I’ve been to a few concerts, which hasn’t automatically made me cool, much to my dismay.  At first I thought just being present would instantly increase my mojo.  In actuality, it often feels more like my presence there is simply tolerated by the cool people AND their tattoos.  The vast majority of my head-boppin’ to loud music has happened in the shower at my brothers’ rock concerts.  A few weeks ago I saw Spoon play two nights in a row here in the Sea-Town.  I’ve seen ‘em play quite a few times, so I kinda did a lot of people watching instead of focusing too hard on the band.  As I looked around and thought about the interesting crowds I’ve seen at other shows, a few “categories” of concert goers formed in my wandering mind.  Here are a few:

  • The tall guy in the front row who so intently and passionately sings every word that it’s like he’s proposing to the band in song.  If I were in the band I’d be kinda scared of this guy…  And right next to him is…
  • The girl who just STARES at the band.  There’s no movement, no facial expressions, nothing.  It’s like she’s in a bad Sandra Bullock movie where if she takes her eyes off the band or shows emotion of any sort her pants will explode.
  • The girl who has come with her date, but the guy refuses to get up and dance with her.  For the first few songs she actually tries to lift him up out of his seat.  By song 3 she gives up but just dances wildly by herself.  On song 5, which is always a popular one, he begrudgingly stands up cuz he realizes he’s like the only one still sitting and he knows he has some ground to make up with his lady-friend.  She, of course, takes this as a sign that he wants to dance with her, so she turns her moves towards him.  He’s trapped now.  So he waddles a bit and may even nod his head a few times on the down-beat.  He’ll continue this bizarre ritual until the end of the show because he knows that anything less and the date with this girl will probably be his last.
  • The girls (and they always travel in packs of 3) who have been drinking heavily and would like everyone around them to know it by demonstrating their off-beat moves which often involve closing their eyes and flipping their hair around like it was on fire or something.
  • The guys who came to the show with other dudes and are constantly trying to gauge each other to determine how much movement is macho without being “that guy.”
  • The middle aged couple who clearly heard a couple songs on the radio and are trying SO hard to fit in with the younger crowd.  This pair spent more time than any others deciding what to wear while they were in a dark room with total strangers.
  • The girl on the balcony who, in spite of the fact that everyone up there is seated, will not be stopped.  She’s on her feet and shakin’ and bakin’.  The guy she’s with (see previous date-scenario description) is clearly mortified and will be leaving to “go to the bathroom” momentarily.
  • The short bald guy who is super-proud of his rockin’ brothers and sings along a bit too loud and has mastered the awkward confined space groove.
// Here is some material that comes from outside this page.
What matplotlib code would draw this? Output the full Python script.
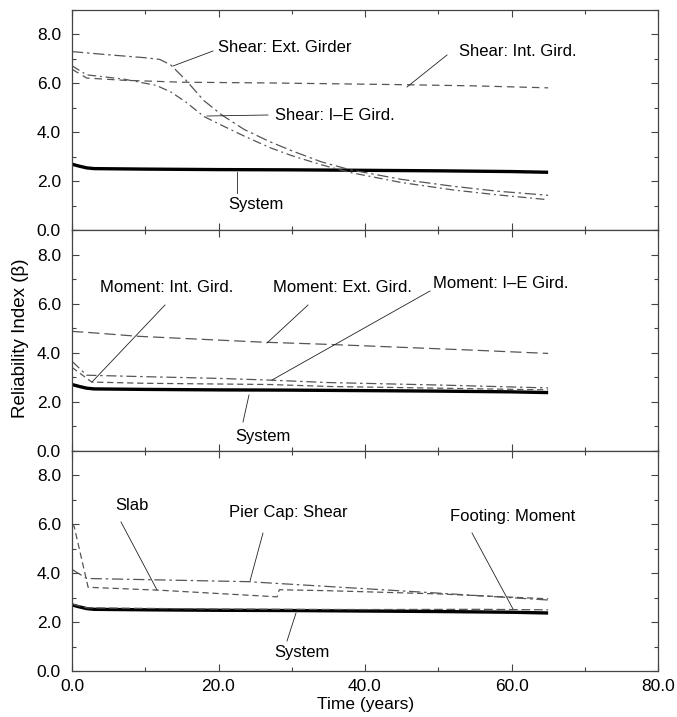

So next time you’re at show rockin’ out, look around.  Guaranteed you’ll see some or all of these folks.  Rock On and Stuff!

6 comments:

  1. rlsecor says:

    Was beginning to think you'd become frog soup or something green that once resembled a frog but is now dried up and crunchy on the road.

    Glad that's not the case and you were just lost in space or at the Space Needle in Sea Town.
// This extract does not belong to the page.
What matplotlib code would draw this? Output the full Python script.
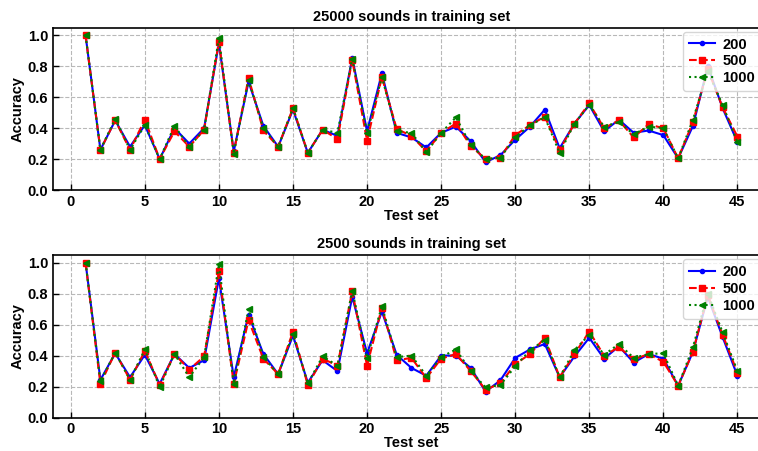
import numpy as np
import matplotlib
matplotlib.use('Agg')
import matplotlib.pyplot as plt

plt.rcParams['font.family'] = ['Liberation Sans', 'DejaVu Sans']
plt.rcParams['font.weight'] = 'bold'
plt.rcParams['axes.labelweight'] = 'bold'
plt.rcParams['axes.titleweight'] = 'bold'

test_set = np.arange(1, 46)
labels = ['200', '500', '1000']

# 25000 sounds in training set
top_200 = [1.00, 0.26, 0.45, 0.28, 0.42, 0.20, 0.40, 0.30, 0.40, 0.95,
           0.25, 0.70, 0.415, 0.28, 0.52, 0.24, 0.39, 0.35, 0.855, 0.38,
           0.755, 0.37, 0.34, 0.275, 0.37, 0.41, 0.315, 0.18, 0.225, 0.325,
           0.41, 0.52, 0.27, 0.43, 0.55, 0.38, 0.455, 0.37, 0.385, 0.355,
           0.205, 0.415, 0.80, 0.53, 0.31]
top_500 = [1.00, 0.26, 0.45, 0.26, 0.455, 0.20, 0.38, 0.28, 0.39, 0.96,
           0.24, 0.725, 0.385, 0.28, 0.53, 0.24, 0.39, 0.33, 0.84, 0.32,
           0.73, 0.395, 0.35, 0.25, 0.37, 0.43, 0.285, 0.20, 0.21, 0.355,
           0.42, 0.475, 0.26, 0.43, 0.56, 0.40, 0.45, 0.34, 0.425, 0.40,
           0.205, 0.44, 0.78, 0.535, 0.345]
top_1000 = [1.00, 0.26, 0.46, 0.26, 0.42, 0.20, 0.415, 0.28, 0.39, 0.985,
            0.235, 0.71, 0.40, 0.28, 0.53, 0.24, 0.39, 0.37, 0.85, 0.37,
            0.73, 0.38, 0.37, 0.245, 0.37, 0.47, 0.29, 0.20, 0.21, 0.34,
            0.42, 0.47, 0.24, 0.43, 0.55, 0.41, 0.44, 0.36, 0.41, 0.40,
            0.205, 0.455, 0.77, 0.55, 0.31]

# 2500 sounds in training set
bot_200 = [1.00, 0.243, 0.415, 0.26, 0.405, 0.217, 0.41, 0.32, 0.37, 0.90,
           0.26, 0.665, 0.41, 0.28, 0.53, 0.225, 0.37, 0.30, 0.78, 0.415,
           0.685, 0.405, 0.32, 0.27, 0.40, 0.40, 0.32, 0.167, 0.24, 0.385,
           0.44, 0.475, 0.26, 0.395, 0.515, 0.38, 0.46, 0.355, 0.41, 0.38,
           0.205, 0.425, 0.78, 0.52, 0.27]
bot_500 = [1.00, 0.217, 0.42, 0.243, 0.43, 0.21, 0.41, 0.31, 0.395, 0.945,
           0.217, 0.63, 0.38, 0.28, 0.555, 0.21, 0.38, 0.335, 0.815, 0.335,
           0.71, 0.37, 0.385, 0.255, 0.38, 0.41, 0.30, 0.18, 0.22, 0.345,
           0.41, 0.515, 0.26, 0.41, 0.555, 0.40, 0.455, 0.375, 0.41, 0.36,
           0.205, 0.425, 0.79, 0.535, 0.29]
bot_1000 = [1.00, 0.235, 0.42, 0.243, 0.44, 0.195, 0.41, 0.26, 0.39, 0.99,
            0.217, 0.70, 0.39, 0.28, 0.54, 0.22, 0.395, 0.335, 0.82, 0.385,
            0.72, 0.39, 0.40, 0.27, 0.39, 0.44, 0.30, 0.195, 0.21, 0.33,
            0.435, 0.50, 0.26, 0.435, 0.535, 0.405, 0.475, 0.385, 0.41, 0.415,
            0.205, 0.455, 0.80, 0.55, 0.30]

panels = [('25000 sounds in training set', [top_200, top_500, top_1000]),
          ('2500 sounds in training set', [bot_200, bot_500, bot_1000])]
styles = [dict(color='blue', linestyle='-', marker='.', markersize=6),
          dict(color='red', linestyle='--', marker='s', markersize=4),
          dict(color='green', linestyle=':', marker='<', markersize=4)]

fig = plt.figure(figsize=(7.58, 4.51), dpi=100)
W, H = 758.0, 451.0
# axes boxes in pixels: left, bottom (from top), top; right runs past the figure edge
boxes = [(53, 190, 27.7), (53, 417.5, 255)]
right_px = 770

for (title, series), (l, b, t) in zip(panels, boxes):
    ax = fig.add_axes([l / W, 1 - b / H, (right_px - l) / W, (b - t) / H])
    for vals, lab, st in zip(series, labels, styles):
        ax.plot(test_set, vals, label=lab, linewidth=1.5, **st)
    ax.set_xlim(-1.2, 47.2)
    ax.set_ylim(0, 1.05)
    ax.set_xticks([0, 5, 10, 15, 20, 25, 30, 35, 40, 45])
    ax.set_yticks([0.0, 0.2, 0.4, 0.6, 0.8, 1.0])
    ax.grid(True, linestyle='--', color='#b8b8b8', linewidth=0.8)
    ax.tick_params(direction='in', labelsize=10.5, length=4, width=1)
    ax.set_title(title, fontsize=10.5, pad=5)
    ax.set_xlabel('Test set', fontsize=10.5, labelpad=0)
    ax.set_ylabel('Accuracy', fontsize=10.5, labelpad=2)
    for s in ax.spines.values():
        s.set_linewidth(1.2)
    ax.legend(loc='upper right', fontsize=10.5, handlelength=1.8,
              handletextpad=0.5, labelspacing=0.2, borderaxespad=0,
              bbox_to_anchor=(1 - 9 / (right_px - l), 1 - 4 / (b - t)))

fig.savefig('out.png', dpi=100)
    Excellent come back blog with concert break down and all.

    But are you going to give us the real low-down on what the HTF has been REALLY doin' for the past 2.5 months?
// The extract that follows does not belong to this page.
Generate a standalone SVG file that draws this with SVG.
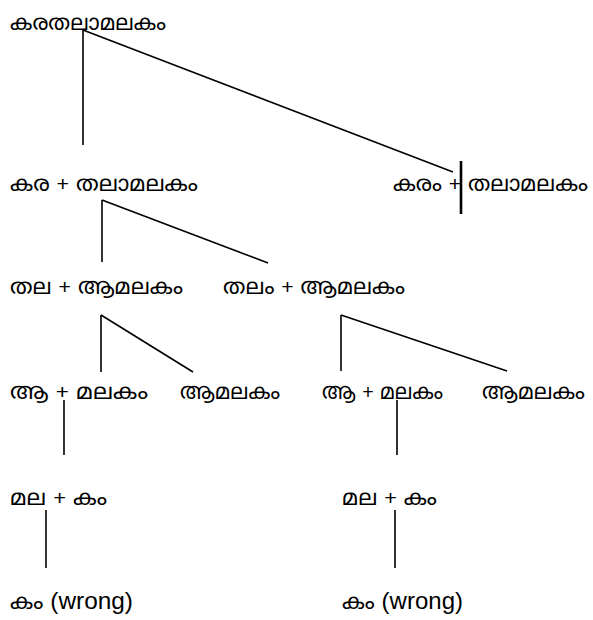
<svg xmlns="http://www.w3.org/2000/svg" width="593" height="620" viewBox="0 0 593 620">
<style>
text{font-family:"Noto Sans Malayalam","Noto Sans","Liberation Sans",sans-serif;font-size:22px;fill:#000}
tspan.p{font-family:"Liberation Sans",Arial,sans-serif;font-size:21px}
tspan.w{font-family:"Liberation Sans",Arial,sans-serif;font-size:24px}
.c line{stroke:#000;stroke-width:1.6}
</style>
<rect width="593" height="620" fill="#fff"/>
<g class="c" id="connectors">
<line x1="83" y1="30" x2="83" y2="145"/>
<line x1="83" y1="30" x2="453" y2="172"/>
<line x1="461" y1="161" x2="461" y2="214" style="stroke-width:2.6"/>
<line x1="102" y1="200" x2="102" y2="262"/>
<line x1="102" y1="200" x2="268" y2="263"/>
<line x1="101" y1="315" x2="101" y2="372"/>
<line x1="101" y1="315" x2="193" y2="372"/>
<line x1="341" y1="315" x2="341" y2="371"/>
<line x1="341" y1="315" x2="507" y2="371"/>
<line x1="64" y1="400" x2="64" y2="455"/>
<line x1="397" y1="400" x2="397" y2="455"/>
<line x1="46" y1="510" x2="46" y2="568"/>
<line x1="395" y1="510" x2="395" y2="568"/>
</g>
<g id="n1"><text x="10" y="30" textLength="156" lengthAdjust="spacingAndGlyphs">കരതലാമലകം</text></g>
<g id="n2"><text x="10" y="191" textLength="188" lengthAdjust="spacingAndGlyphs">കര <tspan class="p">+</tspan> തലാമലകം</text></g>
<g id="n3"><text x="393" y="191" textLength="195" lengthAdjust="spacingAndGlyphs">കരം <tspan class="p">+</tspan> തലാമലകം</text></g>
<g id="n4"><text x="10" y="294" textLength="173" lengthAdjust="spacingAndGlyphs">തല <tspan class="p">+</tspan> ആമലകം</text></g>
<g id="n5"><text x="223" y="294" textLength="182" lengthAdjust="spacingAndGlyphs">തലം <tspan class="p">+</tspan> ആമലകം</text></g>
<g id="n6"><text x="10" y="399" textLength="138" lengthAdjust="spacingAndGlyphs">ആ <tspan class="p">+</tspan> മലകം</text></g>
<g id="n7"><text x="180" y="399" textLength="100" lengthAdjust="spacingAndGlyphs">ആമലകം</text></g>
<g id="n8"><text x="322" y="399" textLength="121" lengthAdjust="spacingAndGlyphs">ആ <tspan class="p">+</tspan> മലകം</text></g>
<g id="n9"><text x="482" y="399" textLength="103" lengthAdjust="spacingAndGlyphs">ആമലകം</text></g>
<g id="n10"><text x="10" y="505" textLength="97" lengthAdjust="spacingAndGlyphs">മല <tspan class="p">+</tspan> കം</text></g>
<g id="n11"><text x="342" y="505" textLength="95" lengthAdjust="spacingAndGlyphs">മല <tspan class="p">+</tspan> കം</text></g>
<g id="n12"><text x="10" y="609" textLength="123" lengthAdjust="spacingAndGlyphs">കം <tspan class="w">(wrong)</tspan></text></g>
<g id="n13"><text x="342" y="609" textLength="121" lengthAdjust="spacingAndGlyphs">കം <tspan class="w">(wrong)</tspan></text></g>
</svg>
    So sorry, must give crap.

    and so yeah - on the name thing it's sorta like this ... I also like the g name Sera Stella but then there is just too much SS and SSS and all and I just think thats creepy.

    For some reason I keep wanting to refer to you as the G Man. Green man maybe? I dunno where that's coming from.

    Ease back in S L O W L Y you don't want any BLOG SHOCK.

  2. agm says:

    Don't call it a comeback, he's been here for years, rockin his peers, putting suckas in fear, making the tears rain down like a mon-soon, listing to the bass go BOOM! Sorry, I just hear the word "comeback," & have to break into song.

    Whoo hoooo for peer pressure!! Peer pressure is The Best!!

    Word on the awesome people watching at the Spoon concerts. I get so entertained by the people in the crowd. I remember in NOLA last year, there were these women in giant sombreros just SCREAMING. Like I don't think they were singing along or yelling words, just screams in general. It was awesome. And then the guy at the ATL who had the horrid koi shirt on - it was so bad that people would sneak up behind him & get their picture taken with the back of his shirt. hhahhaha

    I have to say that I'm the girl at the concert who is watching everyone else and holding her purse like a granny, but whose DANCIN' is Out Of Control (in my head that is - I'm a fan of the awkward confined space groove, too).

    Yay for the return of the mighty mighty Frog!!!! G-G-G-G Maaaaan!

  3. Gonzalo A. Peña says:

    Welcome Back, you've been missed!
    HTF Rules!

  4. JJ says:

    I was wondering where you disappeared to. Welcome back!

    As for the post...I know which category I fall into now and I never have anything appropriate in my closet for a concert. Must be why I don't go to concerts...

  5. CM says:

    You forgot one category:
    Woman who brings her 5 year old and her BABY to the concert! They had ear plugs in, but oh my! I think the baby's favorite part was probably when REO brought the house down with "Ridin the Storm Out"!

    p.s. Welcome back!

  6. millerjk says:

    Love it...and welcome back!

    Our kids will shake their groove thing with you anytime!